Too many sweets
The sweetest kind of hell
Candied corn, assorted chocolate
Stomach churning, belly rumbling
Sugar coated torture
I died abruptly, thought not completely unexpected. My life, should we say, was less than saintly. So the dark in which I awoke did not surprise me. Conscious, though unable to move, I thought of paralysis. What an ironic torture for all the years of being a professional couch potato. But then a light shone down upon me and I saw a ebony haired angel staring down at me. The light reflected off her milky white skin and the whole scene seemed ethereal as she reached down to pick me up.
Lying limp in the soft cradle of her hands, I realized I was not human.

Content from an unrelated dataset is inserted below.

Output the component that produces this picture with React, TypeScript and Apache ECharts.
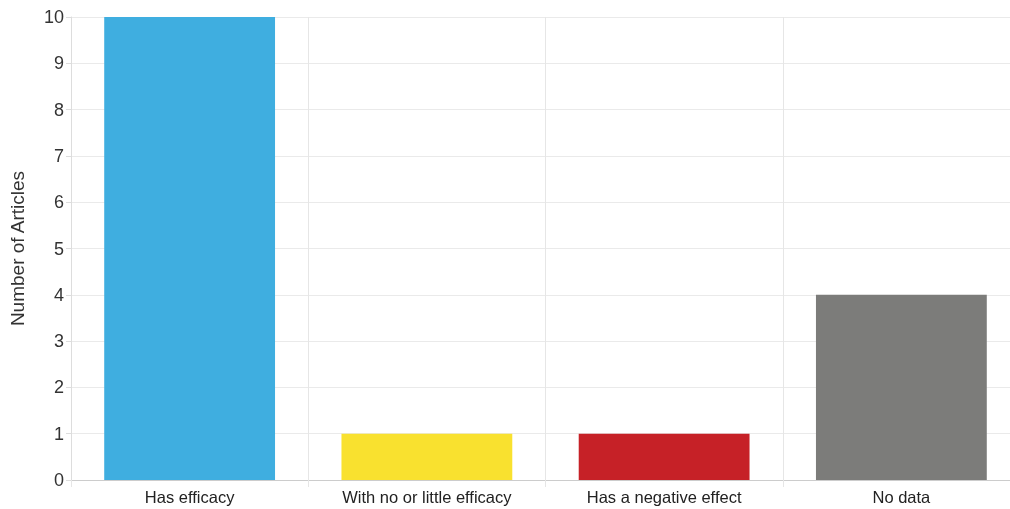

I was something else. My situation became clear rather quickly as she wrapped me around her waist. Her nimble fingers worked at my laces like a surgeon; pulling them tight to allow me love’s embrace. I can feel the softness of her skin; the beating of her heart. Never in my past life had I been so intimate with anyone.
I saw the look on her face as she viewed us together in the mirror. I had become the perfect man. I compliment her figure. She says I make her feel sexy. My touch is soft and delicate against her body, yet my grip is firm and assertive around her waist. I am there when she needs me, never when she does not. In this life, I found heaven in her satisfaction.